BURNETT: The reason the 30-foot wall, along with its bright security lights and patrol road, are outraging conservationists is because this region is considered a biodiversity hotspot. Several North American mountain ranges converge here, and it's roamed by two endangered cats, the ocelot and the jaguar. Homeland Security has waived dozens of federal environmental protections in order to erect the wall in these sensitive landscapes and avoid lawsuits.
(SOUND OF DRONE FLYING)
BURNETT: The drone returns from its flyby of the defaced mountain and descends from the brilliant blue sky like a giant insect.
(SOUND OF DRONE FLYING)
BURNETT: Kurc says he was here three months ago when it was unscarred.
KURC: And now it's - what I'm seeing is, you know, a thousand times worse. Now I'm documenting destruction versus complete wilderness areas.
BURNETT: The Army Corps of Engineers, which oversees wall construction, says work crews are fulfilling their contracts. U.S. Customs and Border Protection maintains the barrier is necessary to gain operational control of the southwest border. They say the mountainous zones, as beautiful as they may be, are used by drug and human smugglers, and the agency's mission is to stop that illegal traffic.
ART DEL CUETO: Yeah. And I know there's wildlife and all that stuff. But at the end of the day, as callous and as horrible as it sounds, I think the lives of people is a lot more important than anything else.
BURNETT: Art Del Cueto is a spokesman for the National Border Patrol Council, the agents' union.
DEL CUETO: Yeah, I think it's important to have wildlife out there. But, you know, I don't think enough research has been done to actually say, hey, if you build here, all the jaguars in the world are going to die. I think it's more of a cop-out for some people, and they use that as their little ace up their sleeve so they can prevent border security.
BURNETT: Some Arizonans are solidly in favor of the border wall in certain areas. Donald Huish is mayor of the city of Douglas that sits on the international line.
DONALD HUISH: What we used to see in the city is illegals running up and down our alleys, through our streets, chases by the Border Patrol, of course, unsafe for our local citizens. The border wall has made our community safer. It's pushed that type of activity outside our city limits.

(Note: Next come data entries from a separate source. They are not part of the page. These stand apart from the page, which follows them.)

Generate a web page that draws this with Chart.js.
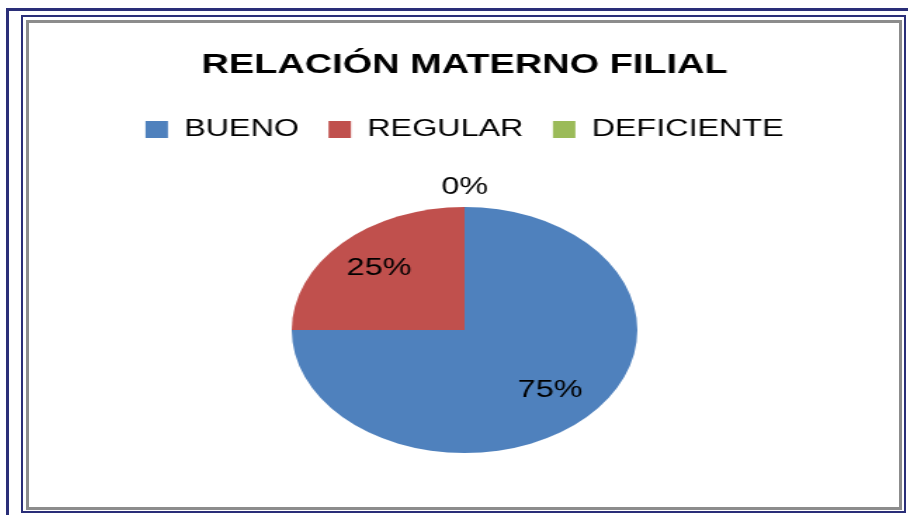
<!DOCTYPE html>
<html>
<head>
<meta charset="utf-8">
<script src="https://cdn.jsdelivr.net/npm/chart.js@4"></script>
<style>
  html, body { margin: 0; padding: 0; background: #fff; width: 908px; height: 515px; overflow: hidden; position: relative; }
  .frame { position: absolute; box-sizing: border-box; }
  #outer { left: 6px; top: 8px; width: 1000px; height: 600px; border-top: 3px solid #2a2e78; border-left: 3px solid #2a2e78; }
  #inner { left: 21px; top: 15px; width: 885px; height: 498px; border: 2px solid #2a2e78; }
  #grey { left: 26px; top: 20px; width: 876px; height: 490px; border: 3px solid #8c8c8c; }
  #wrap { position: absolute; left: 29.4px; top: 23px; width: 620px; height: 490px; transform: scaleX(1.405); transform-origin: 0 0; }
  #c { display: block; width: 620px; height: 490px; }
</style>
</head>
<body>
<div class="frame" id="outer"></div>
<div class="frame" id="inner"></div>
<div class="frame" id="grey"></div>
<div id="wrap"><canvas id="c" width="620" height="490"></canvas></div>
<script>
const chartTitle = 'RELACIÓN MATERNO FILIAL';
const categories = ['BUENO', 'REGULAR', 'DEFICIENTE'];
const values = [75, 25, 0];
const sliceColors = ['#4F81BD', '#C0504D', '#9BBB59'];

const pctLabels = {
  id: 'pctLabels',
  afterDatasetsDraw(chart) {
    const ctx = chart.ctx;
    const meta = chart.getDatasetMeta(0);
    const data = chart.data.datasets[0].data;
    const total = data.reduce((a, b) => a + b, 0);
    ctx.save();
    ctx.font = '23px "Liberation Sans", Arial, sans-serif';
    ctx.fillStyle = '#000';
    ctx.textAlign = 'center';
    ctx.textBaseline = 'middle';
    meta.data.forEach((arc, i) => {
      const p = arc.getProps(['x', 'y', 'startAngle', 'endAngle', 'outerRadius'], true);
      const mid = (p.startAngle + p.endAngle) / 2;
      const f = data[i] === 0 ? 1.16 : 0.70;
      const x = p.x + Math.cos(mid) * p.outerRadius * f;
      const y = p.y + Math.sin(mid) * p.outerRadius * f;
      ctx.fillText(Math.round(data[i] / total * 100) + '%', x, y);
    });
    ctx.restore();
  }
};

new Chart(document.getElementById('c'), {
  type: 'pie',
  data: {
    labels: categories,
    datasets: [{
      data: values,
      backgroundColor: sliceColors,
      borderWidth: 0,
      radius: 123
    }]
  },
  options: {
    responsive: false,
    animation: false,
    events: [],
    layout: { padding: { top: 0, bottom: 4, left: 0, right: 0 } },
    plugins: {
      title: {
        display: true,
        text: chartTitle,
        color: '#000',
        font: { family: '"Liberation Sans", Arial, sans-serif', size: 27, weight: 'bold' },
        padding: { top: 26, bottom: 15.6 }
      },
      legend: {
        display: true,
        position: 'top',
        labels: {
          color: '#000',
          font: { family: '"Liberation Sans", Arial, sans-serif', size: 23 },
          boxWidth: 16,
          boxHeight: 17,
          padding: 21
        }
      },
      tooltip: { enabled: false }
    }
  },
  plugins: [pctLabels]
});
</script>
</body>
</html>
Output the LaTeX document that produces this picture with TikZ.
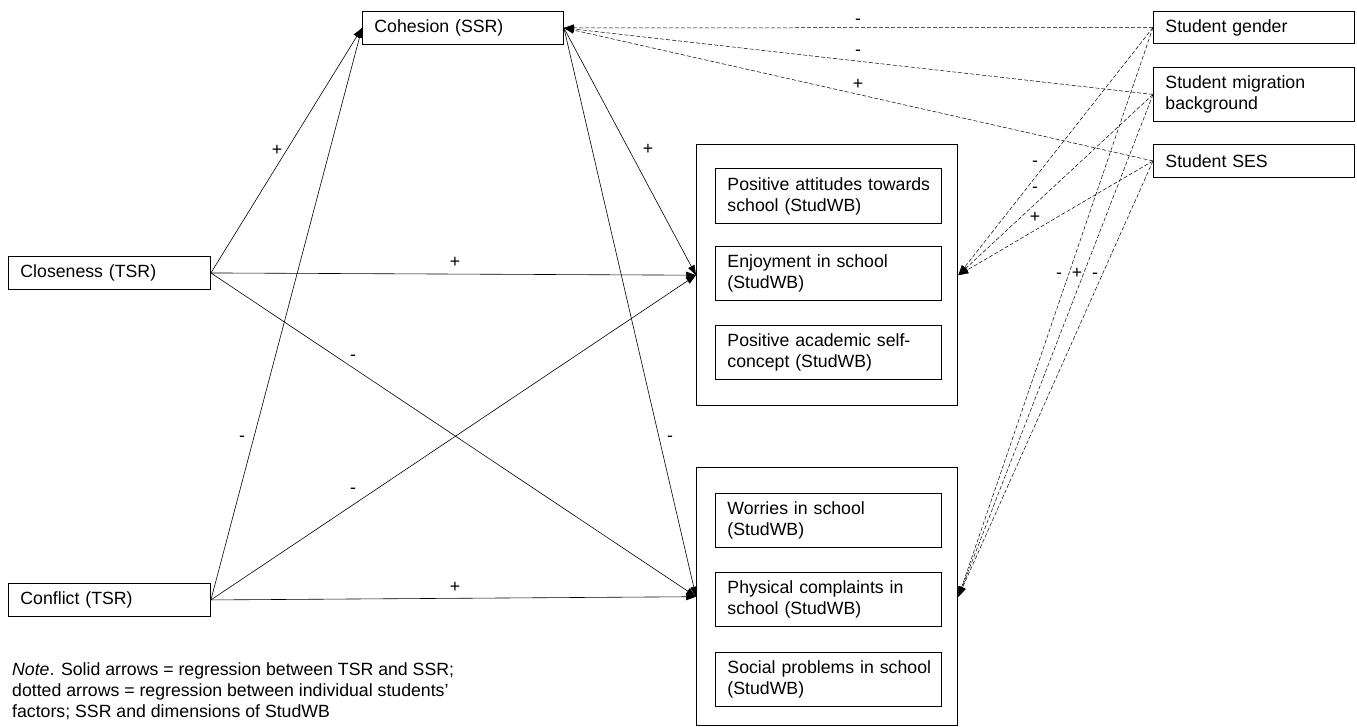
\documentclass[tikz,border=0pt]{standalone}
\usepackage{fontspec}
\setmainfont{Liberation Sans}
\usetikzlibrary{arrows.meta}

\begin{document}
\begin{tikzpicture}[x=1pt,y=-1pt,font=\fontsize{17.7pt}{21pt}\selectfont,
  box/.style={draw, line width=0.9pt, anchor=north west, align=left, inner xsep=12pt, inner ysep=0pt},
  grp/.style={draw, line width=1.4pt, anchor=north west, inner sep=0pt},
  reg/.style={line width=0.6pt, -{Triangle[length=10pt,width=7pt]}},
  cov/.style={reg, line width=0.5pt, dash pattern=on 4pt off 2pt},
  sgn/.style={inner sep=0pt, text height=1.5ex, text depth=.25ex}]
\useasboundingbox (0,0) rectangle (1357,727);
%Boxes
\node[box, text width=177pt, minimum height=33pt] (coh) at (362,11) {Cohesion (SSR)};
\node[box, text width=178pt, minimum height=33pt] (close) at (8,256) {Closeness (TSR)};
\node[box, text width=178pt, minimum height=33pt] (confl) at (8,583) {Conflict (TSR)};
\node[box, text width=177pt, minimum height=32pt] (gen) at (1153,11) {Student gender};
\node[box, text width=177pt, minimum height=54pt] (mig) at (1153,67) {Student migration\\background};
\node[box, text width=177pt, minimum height=33pt] (ses) at (1153,144) {Student SES};
\node[grp, minimum width=261pt, minimum height=261pt] (grp1) at (696,144) {};
\node[grp, minimum width=261pt, minimum height=258pt] (grp2) at (696,467) {};
\node[box, text width=202pt, minimum height=55pt] (att) at (715,168) {\mbox{Positive attitudes towards}\\school (StudWB)};
\node[box, text width=202pt, minimum height=54pt] (enj) at (715,246) {Enjoyment in school\\(StudWB)};
\node[box, text width=202pt, minimum height=54pt] (self) at (715,325) {\mbox{Positive academic self-}\\concept (StudWB)};
\node[box, text width=202pt, minimum height=54pt] (wor) at (715,493) {Worries in school\\(StudWB)};
\node[box, text width=202pt, minimum height=54pt] (phys) at (715,572) {\mbox{Physical complaints in}\\school (StudWB)};
\node[box, text width=202pt, minimum height=54pt] (soc) at (715,652) {\mbox{Social problems in school}\\(StudWB)};
%Arrows
\draw[reg] (close.east) -- (coh.west);
\draw[reg] (confl.east) -- (coh.west);
\draw[reg] (close.east) -- (grp1.west);
\draw[reg] (close.east) -- (grp2.west);
\draw[reg] (confl.east) -- (grp1.west);
\draw[reg] (confl.east) -- (grp2.west);
\draw[reg] (coh.east) -- (grp1.west);
\draw[reg] (coh.east) -- (grp2.west);
\draw[cov] (gen.west) -- (coh.east);
\draw[cov] (mig.west) -- (coh.east);
\draw[cov] (ses.west) -- (coh.east);
\draw[cov] (gen.west) -- (grp1.east);
\draw[cov] (mig.west) -- (grp1.east);
\draw[cov] (ses.west) -- (grp1.east);
\draw[cov] (gen.west) -- (grp2.east);
\draw[cov] (mig.west) -- (grp2.east);
\draw[cov] (ses.west) -- (grp2.east);
%Text
\node[sgn] (s1) at (277,152) {+};
\node[sgn] (s2) at (242,438) {-};
\node[sgn] (s3) at (648,151) {+};
\node[sgn] (s4) at (670,438) {-};
\node[sgn] (s5) at (455,264) {+};
\node[sgn] (s6) at (353,357) {-};
\node[sgn] (s7) at (353,490) {-};
\node[sgn] (s8) at (455,589) {+};
\node[sgn] (s9) at (858,21) {-};
\node[sgn] (s10) at (858,52) {-};
\node[sgn] (s11) at (858,86) {+};
\node[sgn] (s12) at (1035,163) {-};
\node[sgn] (s13) at (1035,189) {-};
\node[sgn] (s14) at (1035,219) {+};
\node[sgn] (s15) at (1059,275) {-};
\node[sgn] (s16) at (1077,275) {+};
\node[sgn] (s17) at (1095,275) {-};
\node[anchor=north west, align=left, inner sep=0pt] (note) at (12,662) {\textit{Note}. Solid arrows = regression between TSR and SSR;\\dotted arrows = regression between individual students’\\factors; SSR and dimensions of StudWB};
\end{tikzpicture}
\end{document}
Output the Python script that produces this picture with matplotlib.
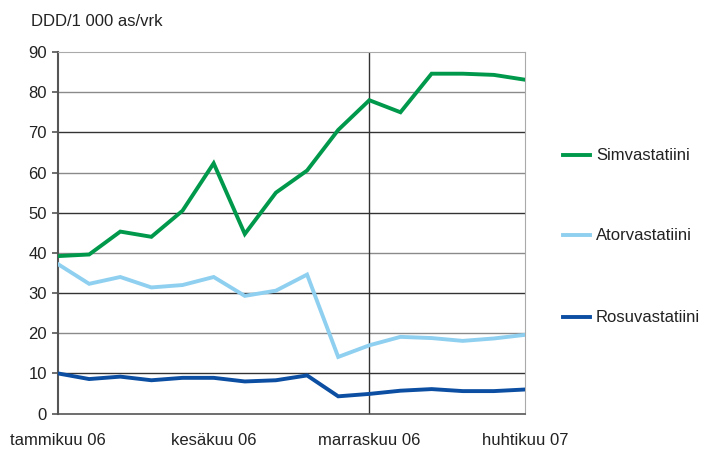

BURNETT: Then I handed my iPhone to the mayor and showed him a picture of the demolition of nearby Guadalupe Peak, where he goes deer hunting. It was the first time he'd seen the huge gashes in the mountainside.
HUISH: Oh, no. Oh, goodness. That's hard to believe that that was the solution. That's not good.
BURNETT: Like the Douglas mayor, many locals are upset. They say the government should use high-tech surveillance in these remote areas to spot traffickers, not a massive steel and concrete barrier. The Diamond A ranch near the Arizona-New Mexico border sued the government last week. It claims the dynamiting above Guadalupe Canyon has sent car-sized boulders tumbling down onto ranch property.
Opponents also say the border wall will cause flooding. The structure crosses numerous dry creeks and riverbeds. During the rainy season, they turn into torrents that carry tons of debris that could clog the steel bollard wall and cause floodwaters to back up. Not to worry, assures CBP. Agents will unlock gates in the wall to let the floodwater pass.
(SOUND OF WHISTLE BLOWING)
BURNETT: While landowners are skeptical of the solution, crews are working around the clock pouring concrete culverts in the drainages. Valer Clark is the 80-year-old president of Cuenca Los Ojos, a land conservation group that restores ranch land in Mexico adjacent to Trump's wall.
VALER CLARK: It's horrific. I mean, it's 40 years of work that I'm seeing dry up for what? As an American, I feel ashamed.
BURNETT: Construction of the border wall through the badlands of Arizona will presumably race ahead for six more weeks. Then it is President Biden's decision when and whether to shut it down.
John Burnett, NPR News, Douglas, Ariz.